Entries with chart source code:

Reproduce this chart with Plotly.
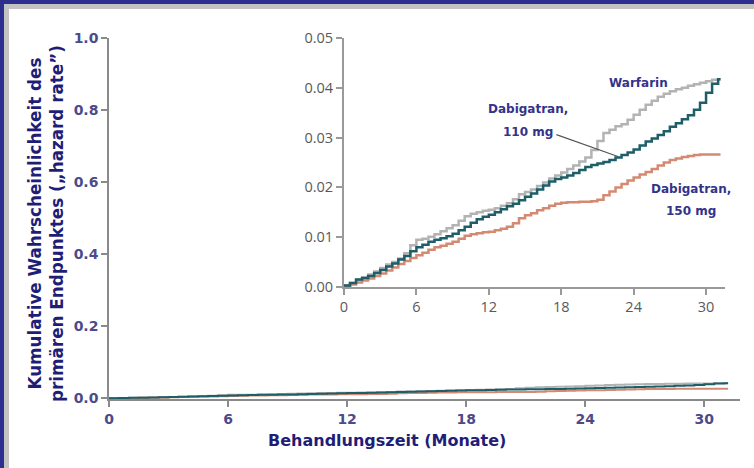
import plotly.graph_objects as go

# ---------------- data ----------------
months = [0.0, 0.5, 1.0, 1.5, 2.0, 2.5, 3.0, 3.5, 4.0, 4.5, 5.0, 5.5, 6.0, 6.5, 7.0, 7.5,
          8.0, 8.5, 9.0, 9.5, 10.0, 10.5, 11.0, 11.5, 12.0, 12.5, 13.0, 13.5, 14.0, 14.5,
          15.0, 15.5, 16.0, 16.5, 17.0, 17.5, 18.0, 18.5, 19.0, 19.5, 20.0, 20.5, 21.0,
          21.5, 22.0, 22.5, 23.0, 23.5, 24.0, 24.5, 25.0, 25.5, 26.0, 26.5, 27.0, 27.5,
          28.0, 28.5, 29.0, 29.5, 30.0, 30.5, 31.0, 31.2]

warfarin = [0.0003, 0.0008, 0.0014, 0.0019, 0.0025, 0.0031, 0.0038, 0.0045, 0.0050, 0.0057,
            0.0068, 0.0084, 0.0095, 0.0097, 0.0101, 0.0106, 0.0112, 0.0118, 0.0124, 0.0133,
            0.0142, 0.0147, 0.0150, 0.0153, 0.0155, 0.0158, 0.0163, 0.0168, 0.0176, 0.0186,
            0.0191, 0.0196, 0.0203, 0.0210, 0.0218, 0.0224, 0.0230, 0.0237, 0.0244, 0.0252,
            0.0260, 0.0275, 0.0293, 0.0309, 0.0316, 0.0323, 0.0327, 0.0336, 0.0346, 0.0356,
            0.0366, 0.0374, 0.0382, 0.0388, 0.0393, 0.0397, 0.0400, 0.0404, 0.0407, 0.0410,
            0.0413, 0.0416, 0.0417, 0.0417]

dabi110 = [0.0003, 0.0008, 0.0015, 0.0018, 0.0022, 0.0028, 0.0034, 0.0041, 0.0047, 0.0055,
           0.0062, 0.0072, 0.0080, 0.0085, 0.0091, 0.0095, 0.0098, 0.0102, 0.0107, 0.0114,
           0.0121, 0.0129, 0.0136, 0.0141, 0.0145, 0.0150, 0.0156, 0.0162, 0.0167, 0.0174,
           0.0181, 0.0188, 0.0196, 0.0204, 0.0212, 0.0217, 0.0220, 0.0224, 0.0229, 0.0235,
           0.0241, 0.0245, 0.0248, 0.0251, 0.0255, 0.0260, 0.0265, 0.0270, 0.0276, 0.0284,
           0.0292, 0.0298, 0.0305, 0.0313, 0.0322, 0.0329, 0.0337, 0.0345, 0.0356, 0.0370,
           0.0390, 0.0408, 0.0417, 0.0417]

dabi150 = [0.0002, 0.0005, 0.0009, 0.0013, 0.0017, 0.0022, 0.0027, 0.0033, 0.0039, 0.0046,
           0.0052, 0.0058, 0.0064, 0.0069, 0.0075, 0.0080, 0.0083, 0.0087, 0.0091, 0.0097,
           0.0103, 0.0106, 0.0108, 0.0110, 0.0111, 0.0114, 0.0117, 0.0121, 0.0128, 0.0138,
           0.0144, 0.0148, 0.0154, 0.0158, 0.0163, 0.0167, 0.0169, 0.0170, 0.0170, 0.0171,
           0.0171, 0.0172, 0.0175, 0.0184, 0.0192, 0.0200, 0.0207, 0.0214, 0.0220, 0.0226,
           0.0231, 0.0237, 0.0244, 0.0250, 0.0255, 0.0258, 0.0261, 0.0263, 0.0265, 0.0266,
           0.0266, 0.0266, 0.0266, 0.0266]

x_ticks = [0, 6, 12, 18, 24, 30]
main_y_ticks = [0.0, 0.2, 0.4, 0.6, 0.8, 1.0]
main_y_labels = ["0.0", "0.2", "0.4", "0.6", "0.8", "1.0"]
inset_y_ticks = [0.0, 0.01, 0.02, 0.03, 0.04, 0.05]
inset_y_labels = ["0.00", "0.01", "0.02", "0.03", "0.04", "0.05"]

series = [("Warfarin", warfarin, "#b3b3b3"),
          ("Dabigatran, 150 mg", dabi150, "#d48a72"),
          ("Dabigatran, 110 mg", dabi110, "#1d5e68")]

# ---------------- layout helpers ----------------
W, H = 754, 468
L, R, T, B = 109, 14, 38, 69
PW, PH = W - L - R, H - T - B


def px(x):
    return (x - L) / PW


def py(y):
    return (H - B - y) / PH


fig = go.Figure()
for name, vals, col in series:
    fig.add_trace(go.Scatter(x=months, y=vals, mode="lines", line=dict(color=col, width=2, shape="hv"),
                             xaxis="x", yaxis="y", name=name, showlegend=False))
for name, vals, col in series:
    fig.add_trace(go.Scatter(x=months, y=vals, mode="lines", line=dict(color=col, width=2.5, shape="hv"),
                             xaxis="x2", yaxis="y2", name=name, showlegend=False))

main_tick_font = dict(family="DejaVu Sans", size=14, color="#4b4b8c", weight="bold")
inset_tick_font = dict(family="Open Sans", size=14.5, color="#5a5a5a")

fig.update_layout(
    width=W, height=H,
    margin=dict(l=L, r=R, t=T, b=B),
    paper_bgcolor="white", plot_bgcolor="white",
    xaxis=dict(domain=[0, 1], range=[0, 31.8], tickvals=x_ticks, ticks="outside", ticklen=6,
               tickwidth=1.5, tickcolor="#8a8a8a", showline=True, linecolor="#8a8a8a", linewidth=1.5,
               showgrid=False, zeroline=False, tickfont=main_tick_font, anchor="y"),
    yaxis=dict(domain=[0, 1], range=[-0.002, 1.0], tickvals=main_y_ticks, ticktext=main_y_labels,
               ticks="outside", ticklen=6, tickwidth=1.5, tickcolor="#8a8a8a", showline=True,
               linecolor="#8a8a8a", linewidth=1.5, showgrid=False, zeroline=False,
               tickfont=main_tick_font, anchor="x"),
    xaxis2=dict(domain=[px(344), px(725)], range=[0, 31.57], tickvals=x_ticks, ticks="outside",
                ticklen=6, tickwidth=1.5, tickcolor="#999999", showline=True, linecolor="#999999",
                linewidth=2, showgrid=False, zeroline=False, tickfont=inset_tick_font, anchor="y2"),
    yaxis2=dict(domain=[py(287), 1.0], range=[0, 0.05], tickvals=inset_y_ticks, ticktext=inset_y_labels,
                ticks="outside", ticklen=6, tickwidth=1.5, tickcolor="#999999", showline=True,
                linecolor="#999999", linewidth=2, showgrid=False, zeroline=False,
                tickfont=inset_tick_font, anchor="x2"),
)

lab_font = dict(family="DejaVu Sans", size=12, color="#33338a", weight="bold")
annos = [
    ("Warfarin", 638, 83),
    ("Dabigatran,", 527.5, 109),
    ("110 mg", 528, 132),
    ("Dabigatran,", 691, 189),
    ("150 mg", 691, 211),
]
for txt, x, y in annos:
    fig.add_annotation(text=txt, x=px(x), y=py(y), xref="paper", yref="paper", showarrow=False,
                       xanchor="center", yanchor="middle", font=lab_font)

title_font = dict(family="DejaVu Sans", size=16, color="#1e1e78", weight="bold")
ytitle_font = dict(family="DejaVu Sans", size=16.8, color="#1e1e78", weight="bold")
fig.add_annotation(text="Behandlungszeit (Monate)", x=px(386.5), y=py(440), xref="paper", yref="paper",
                   showarrow=False, xanchor="center", yanchor="middle", font=title_font)
fig.add_annotation(text="Kumulative Wahrscheinlichkeit des<br>primären Endpunktes („hazard rate”)",
                   x=px(46), y=py(224), xref="paper", yref="paper", showarrow=False, textangle=-90,
                   xanchor="center", yanchor="middle", font=ytitle_font)

# leader line for 110 mg label
fig.add_shape(type="line", xref="x2", yref="y2", x0=17.6, y0=0.0306, x1=22.7, y1=0.0262,
              line=dict(color="#555555", width=1.2))

# frame (top and left bands)
blue, grey = "#2d2f8f", "#c3c3c3"
fig.add_shape(type="rect", xref="paper", yref="paper", x0=px(0), x1=px(W), y0=py(4), y1=py(0),
              fillcolor=blue, line_width=0)
fig.add_shape(type="rect", xref="paper", yref="paper", x0=px(4), x1=px(W), y0=py(9), y1=py(4),
              fillcolor=grey, line_width=0)
fig.add_shape(type="rect", xref="paper", yref="paper", x0=px(0), x1=px(4), y0=py(H), y1=py(0),
              fillcolor=blue, line_width=0)
fig.add_shape(type="rect", xref="paper", yref="paper", x0=px(4), x1=px(9), y0=py(H), y1=py(4),
              fillcolor=grey, line_width=0)

css = ("<style>html,body{margin:0;padding:0;overflow:hidden;}"
       "::-webkit-scrollbar{display:none;width:0;height:0;}</style>")
js = ("document.head.insertAdjacentHTML('beforeend','" + css + "');"
      "document.body.style.margin='0px';"
      "var d=document.getElementById('{plot_id}');"
      "d.style.position='fixed';d.style.left='0px';d.style.top='0px';")
fig.write_html("out.html", config={"displayModeBar": False}, post_script=js)
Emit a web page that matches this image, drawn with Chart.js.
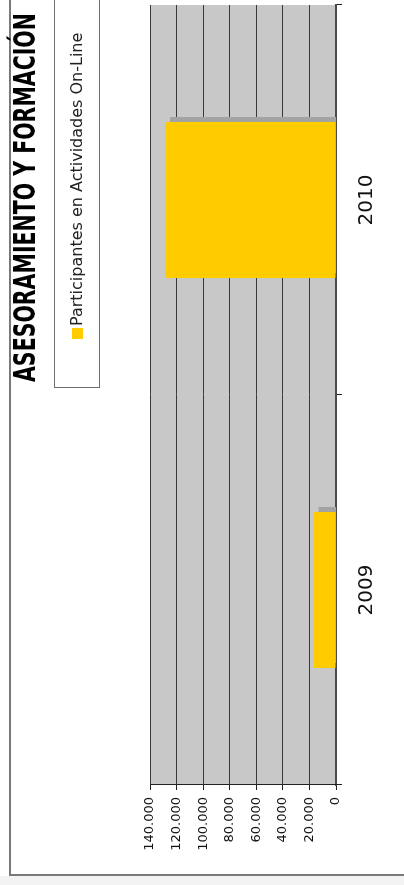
<!DOCTYPE html>
<html lang="es">
<head>
<meta charset="utf-8">
<title>Asesoramiento y Formación</title>
<script src="https://cdn.jsdelivr.net/npm/chart.js@4/dist/chart.umd.min.js"></script>
<style>
  html, body { margin: 0; padding: 0; background: #fff; overflow: hidden; }
  body { width: 404px; height: 885px; position: relative; }
  /* la hoja entera está girada 90° a la izquierda */
  #hoja {
    position: absolute; left: 0; top: 0;
    width: 885px; height: 404px;
    transform-origin: 0 0;
    transform: translate(0, 885px) rotate(-90deg);
    background: #fff;
    font-family: "DejaVu Sans", Verdana, sans-serif;
  }
  #franja { position: absolute; left: 0; top: 0; width: 9px; height: 404px; background: #f3f3f3; }
  #marco {
    position: absolute; left: 9px; top: 9px; width: 900px; height: 420px;
    border-left: 2px solid #7a7a7a; border-top: 2px solid #7a7a7a;
  }
  #titulo {
    position: absolute; left: 503px; top: 8px; white-space: nowrap;
    font-weight: bold; font-size: 20.5px; color: #000;
    transform-origin: 0 0; transform: scaleY(1.43);
  }
  #leyenda {
    position: absolute; left: 497px; top: 54px; width: 420px; height: 46px;
    border: 1px solid #6e6e6e; box-sizing: border-box; background: #fff;
  }
  #leyenda .cuadro {
    position: absolute; left: 48px; top: 17px; width: 11px; height: 11px; background: #ffcc00;
  }
  #leyenda .texto {
    position: absolute; left: 61px; top: 12px; font-size: 16px; color: #222; white-space: nowrap;
  }
  #grafico { position: absolute; left: 0; top: 0; }
</style>
</head>
<body>
<div id="hoja">
  <div id="franja"></div>
  <div id="marco"></div>
  <canvas id="grafico" width="885" height="404"></canvas>
  <div id="titulo">ASESORAMIENTO Y FORMACIÓN</div>
  <div id="leyenda"><span class="cuadro"></span><span class="texto" id="leyenda-texto"></span></div>
</div>
<script>
const anios = ["2009", "2010"];
const participantes = [17000, 128700];
const nombreSerie = "Participantes en Actividades On-Line";
const ticksValores = [0, 20000, 40000, 60000, 80000, 100000, 120000, 140000];

document.getElementById("leyenda-texto").textContent = nombreSerie;

// formato con punto de miles: 140.000
function formatoMiles(v) {
  return String(v).replace(/\B(?=(\d{3})+(?!\d))/g, ".");
}

// fondo gris del área de trazado
const fondoGris = {
  id: "fondoGris",
  beforeDraw(chart) {
    const a = chart.chartArea;
    const ctx = chart.ctx;
    ctx.save();
    ctx.fillStyle = "#c8c8c8";
    ctx.fillRect(a.left, a.top, a.right - a.left, a.bottom - a.top);
    ctx.restore();
  },
};

// sombra gris detrás de las barras
const sombra = {
  id: "sombra",
  beforeDatasetsDraw(chart) {
    const ctx = chart.ctx;
    ctx.save();
    ctx.shadowColor = "#a3a3a3";
    ctx.shadowOffsetX = 5;
    ctx.shadowOffsetY = 5;
    ctx.shadowBlur = 0;
  },
  afterDatasetsDraw(chart) {
    chart.ctx.restore();
  },
};

new Chart(document.getElementById("grafico"), {
  type: "bar",
  data: {
    labels: anios,
    datasets: [
      {
        label: nombreSerie,
        data: participantes,
        backgroundColor: "#ffcc00",
        borderWidth: 0,
        categoryPercentage: 1,
        barPercentage: 0.4,
      },
    ],
  },
  options: {
    responsive: false,
    animation: false,
    layout: { padding: { top: 150, right: 5, left: 0, bottom: 0 } },
    plugins: {
      legend: { display: false },
      title: { display: false },
      tooltip: { enabled: false },
    },
    scales: {
      x: {
        z: 1,
        grid: {
          offset: true,
          drawOnChartArea: false,
          drawTicks: true,
          tickLength: 6,
          tickColor: "#222",
        },
        border: { display: true, color: "#4a4a4a", width: 2 },
        ticks: {
          color: "#111",
          padding: 13,
          font: { family: "DejaVu Sans", size: 20 },
        },
        afterFit(scale) { scale.height = 68; },
      },
      y: {
        min: 0,
        max: 140000,
        afterBuildTicks(scale) {
          scale.ticks = ticksValores.map((v) => ({ value: v }));
        },
        grid: {
          color: "#3a3a3a",
          lineWidth: 1,
          tickLength: 5,
          tickColor: "#222",
        },
        border: { display: true, color: "#222", width: 1 },
        ticks: {
          color: "#111",
          padding: 7,
          font: { family: "DejaVu Sans", size: 13 },
          callback: (v) => formatoMiles(v),
        },
        afterFit(scale) { scale.width = 100; },
      },
    },
  },
  plugins: [fondoGris, sombra],
});
</script>
</body>
</html>
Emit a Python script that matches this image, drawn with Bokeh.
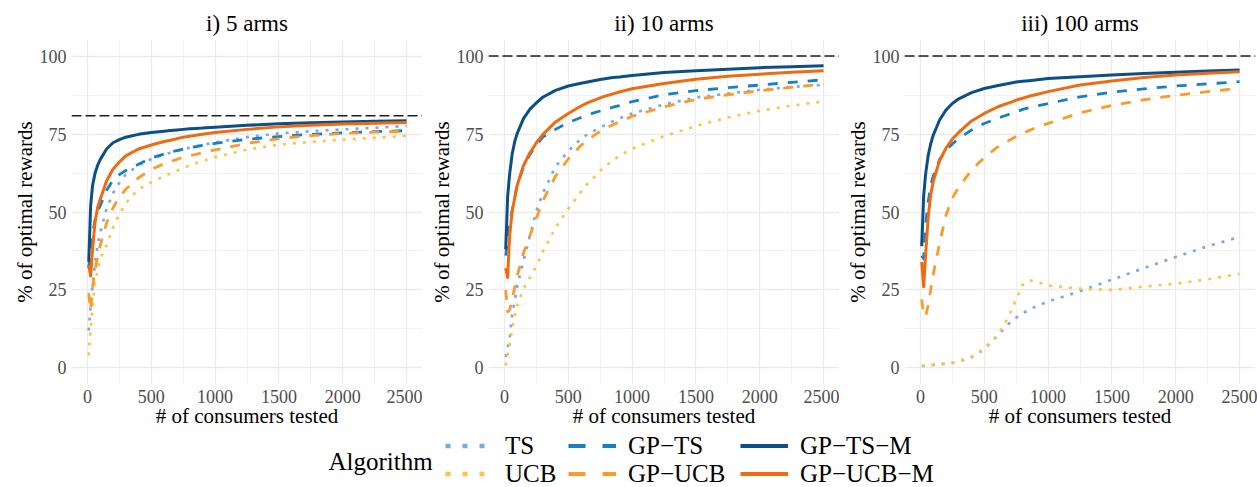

• [WHAT TO WORK ON]
The lines from the start of the data through the line that contains "0.0390, 0.0408, 0.0417, 0.0417]" are to be returned exactly, please, with both ends included and every picture left out.

• [OUTPUT]
Reproduce this chart with Plotly.
import plotly.graph_objects as go

# ---------------- data ----------------
months = [0.0, 0.5, 1.0, 1.5, 2.0, 2.5, 3.0, 3.5, 4.0, 4.5, 5.0, 5.5, 6.0, 6.5, 7.0, 7.5,
          8.0, 8.5, 9.0, 9.5, 10.0, 10.5, 11.0, 11.5, 12.0, 12.5, 13.0, 13.5, 14.0, 14.5,
          15.0, 15.5, 16.0, 16.5, 17.0, 17.5, 18.0, 18.5, 19.0, 19.5, 20.0, 20.5, 21.0,
          21.5, 22.0, 22.5, 23.0, 23.5, 24.0, 24.5, 25.0, 25.5, 26.0, 26.5, 27.0, 27.5,
          28.0, 28.5, 29.0, 29.5, 30.0, 30.5, 31.0, 31.2]

warfarin = [0.0003, 0.0008, 0.0014, 0.0019, 0.0025, 0.0031, 0.0038, 0.0045, 0.0050, 0.0057,
            0.0068, 0.0084, 0.0095, 0.0097, 0.0101, 0.0106, 0.0112, 0.0118, 0.0124, 0.0133,
            0.0142, 0.0147, 0.0150, 0.0153, 0.0155, 0.0158, 0.0163, 0.0168, 0.0176, 0.0186,
            0.0191, 0.0196, 0.0203, 0.0210, 0.0218, 0.0224, 0.0230, 0.0237, 0.0244, 0.0252,
            0.0260, 0.0275, 0.0293, 0.0309, 0.0316, 0.0323, 0.0327, 0.0336, 0.0346, 0.0356,
            0.0366, 0.0374, 0.0382, 0.0388, 0.0393, 0.0397, 0.0400, 0.0404, 0.0407, 0.0410,
            0.0413, 0.0416, 0.0417, 0.0417]

dabi110 = [0.0003, 0.0008, 0.0015, 0.0018, 0.0022, 0.0028, 0.0034, 0.0041, 0.0047, 0.0055,
           0.0062, 0.0072, 0.0080, 0.0085, 0.0091, 0.0095, 0.0098, 0.0102, 0.0107, 0.0114,
           0.0121, 0.0129, 0.0136, 0.0141, 0.0145, 0.0150, 0.0156, 0.0162, 0.0167, 0.0174,
           0.0181, 0.0188, 0.0196, 0.0204, 0.0212, 0.0217, 0.0220, 0.0224, 0.0229, 0.0235,
           0.0241, 0.0245, 0.0248, 0.0251, 0.0255, 0.0260, 0.0265, 0.0270, 0.0276, 0.0284,
           0.0292, 0.0298, 0.0305, 0.0313, 0.0322, 0.0329, 0.0337, 0.0345, 0.0356, 0.0370,
           0.0390, 0.0408, 0.0417, 0.0417]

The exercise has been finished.